Lucid Group's (LCID 0.41%) stock plunged 12% on July 12 after the electric vehicle maker posted its production and delivery numbers for the second quarter. It produced 2,173 vehicles and delivered 1,404 vehicles, but both numbers shrank sequentially from the first quarter. It also missed the consensus forecast for 1,873 deliveries, and its year-to-date production of 4,487 vehicles casts some doubt on its goal of producing "over 10,000" vehicles in 2023.

That disappointing update sets a low bar for Lucid's upcoming second-quarter earnings report on Aug. 7. Yet its stock has already declined more than 60% over the past 12 months -- which suggests that most investors don't have much faith in the EV maker's ambitious plans to produce half a million vehicles annually by 2025. So is it too late to buy Lucid's stock?

Lucid's Air sedan.

Image source: Lucid Group.

Why is Lucid struggling to produce new vehicles?

Lucid has only launched one vehicle, the high-end Air sedan, so far. But it's repeatedly struggled with production issues ever since it went public by merging with a special purpose acquisition company (SPAC) in July 2021. Prior to its market debut, Lucid boldly claimed it could produce 20,000 vehicles in 2022 and 49,000 vehicles in 2023.

Yet Lucid only produced 7,180 vehicles in 2022 as it struggled with supply chain constraints and recalls. Those setbacks clearly curbed the market's interest in its vehicles: Lucid's reservations hit a peak of 37,000 vehicles in the second quarter of 2022, but dropped to 28,000 by the end of the year. It stopped disclosing that closely-followed metric in the first quarter of 2023. It also postponed the launch of its second vehicle, the Gravity SUV, from 2023 to early 2024.

Lucid's total number of vehicles produced and delivered has now declined sequentially for two consecutive quarters. Lucid admittedly isn't the only EV maker that faces supply chain constraints (especially for automotive chips), but its numbers look dismal compared to its peers. For example, Rivian plans to produce 50,000 vehicles this year while Polestar aims to produce 60,000-70,000 vehicles.

Lucid's main plant in Arizona has an annual production capacity of 34,000 vehicles, and it expects an expansion of that facility and the opening of its first overseas plant in Saudi Arabia to boost its annual capacity to half a million vehicles by 2025. But those are lofty goals for a company that might struggle to produce even 10,000 vehicles this year.

Can Saudi Arabia save Lucid?

On its own, Lucid's outlook seems bleak. For 2023, analysts expect its revenue to rise 53% to $928 million, but they also expect its net loss to widen from $2.59 billion to $2.65 billion. Its disappointing production numbers in the first half of the year suggest it could miss those targets.

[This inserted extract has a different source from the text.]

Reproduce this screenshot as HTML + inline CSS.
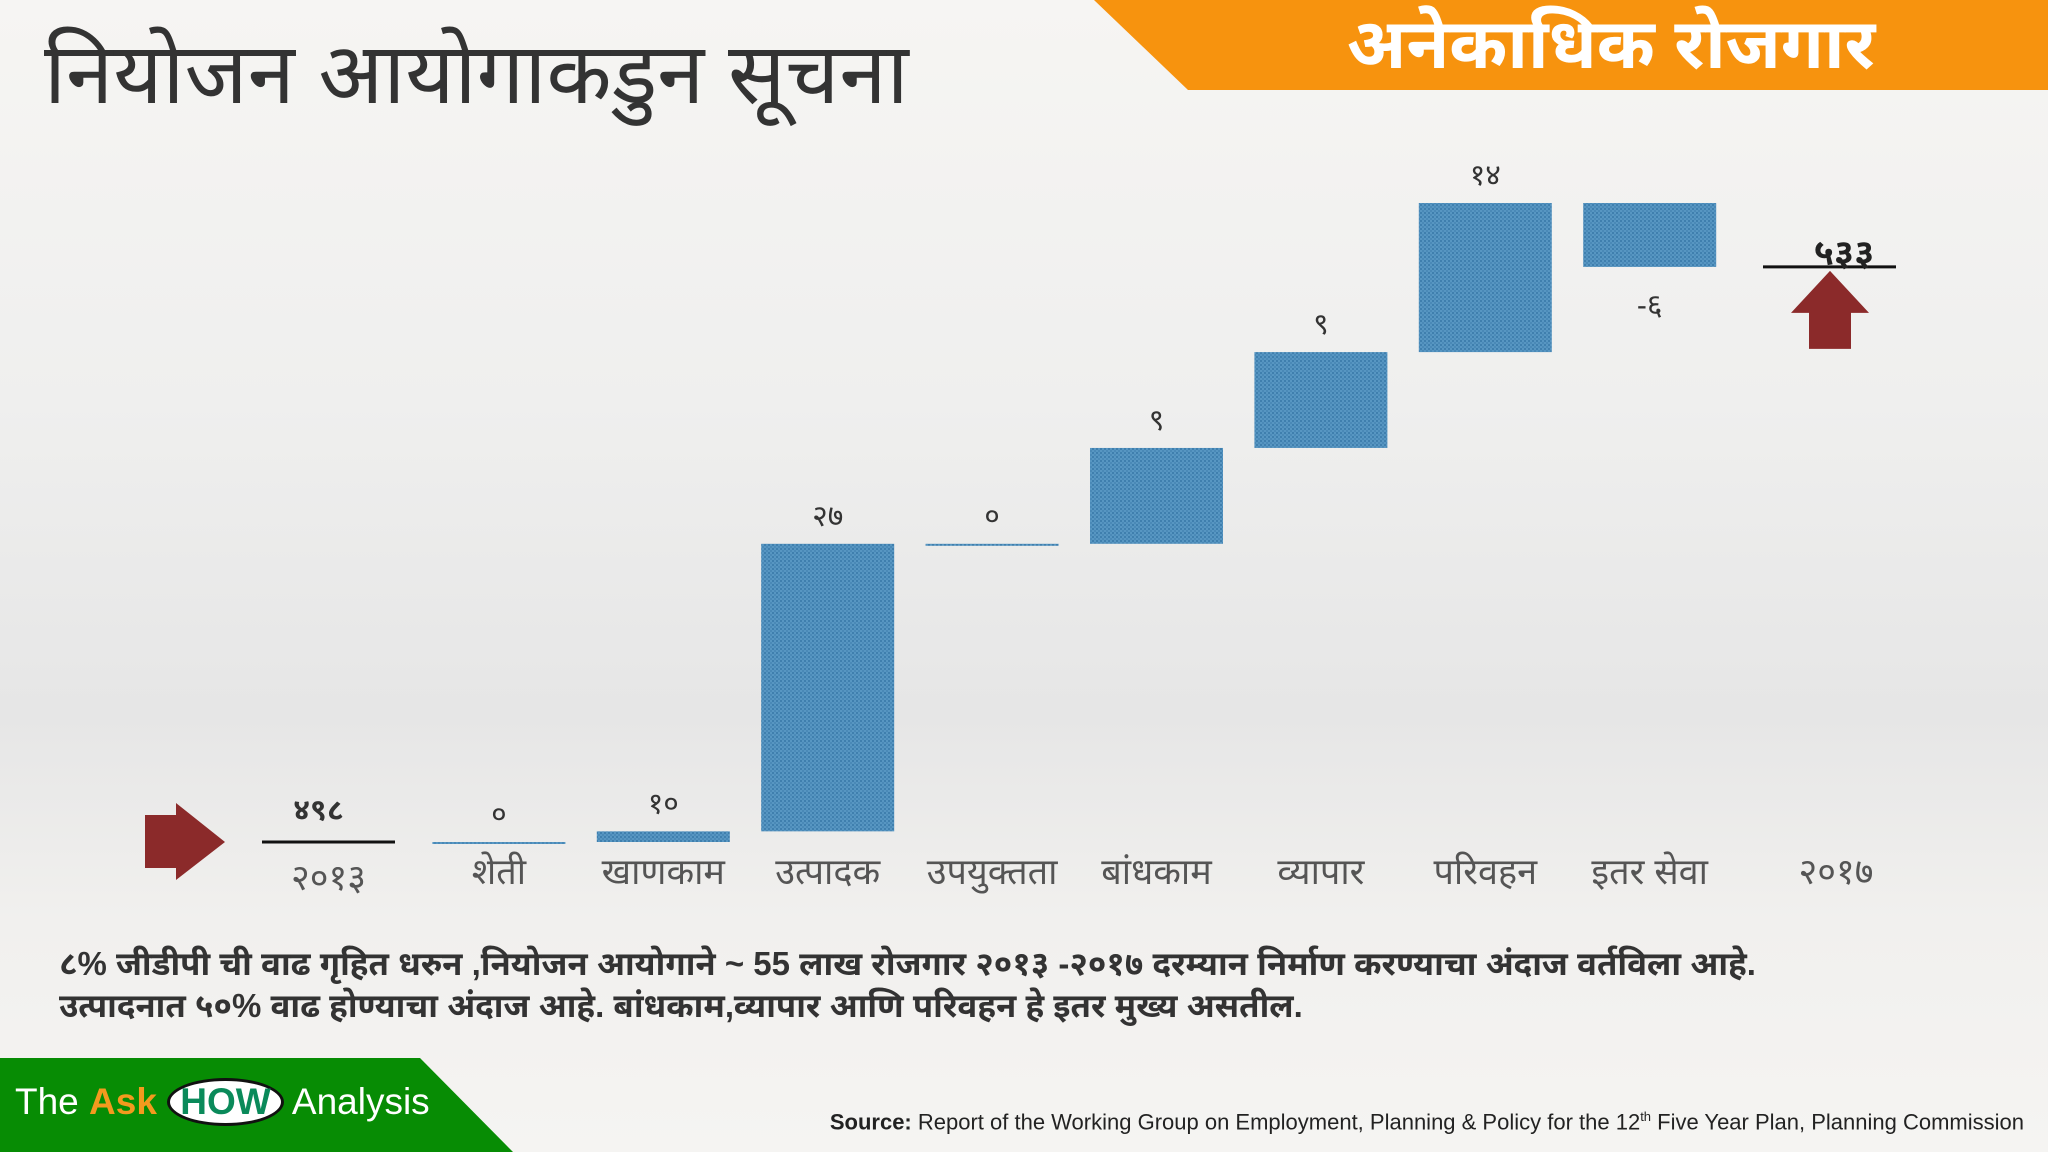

Yet Lucid still had $4.1 billion in total liquidity at the end of the first quarter of 2023, which it insists can last through "at least" the second quarter of 2024. A lot of that cash came from its recent $3 billion capital raise, which enabled Saudi Arabia's Public Investment Fund (PIF) to boost its stake in the company to more than 60%. The Saudi Arabian government also agreed to buy 100,000 vehicles from Lucid over the following decade.

That support, along with the construction of its second plant in Saudi Arabia, indicates Lucid is banking heavily on the Saudis to drive its long-term growth. But Lucid isn't Saudi Arabia's only big EV bet. The PIF also launched Ceer, an EV joint venture with Apple and its manufacturing partner Foxconn, last November. The PIF might eventually try to take Lucid private and merge it with Ceer -- but it could also abandon Lucid if it fails to overcome its supply chain and production challenges.

Is it too late to buy Lucid?

With an enterprise value of $17.9 billion, Lucid still looks pricey at 19 times this year's sales. It might seem more reasonably valued at eight times next year's sales, but that valuation depends on its ability to nearly triple its sales in 2024. Considering how many times Lucid has overpromised and under-delivered, I wouldn't put too much faith in those long-term estimates.

By comparison, Rivian and Polestar -- which are already producing tens of thousands of vehicles -- trade at five and four times this year's sales, respectively. Lucid might be better than some other struggling SPAC-backed EV makers, but its stock could still be cut in half again if it posts more disappointing numbers on Aug. 7. Therefore, investors should avoid Lucid and wait for its full second-quarter report before deciding if it can ramp up its production and overcome its near-term challenges.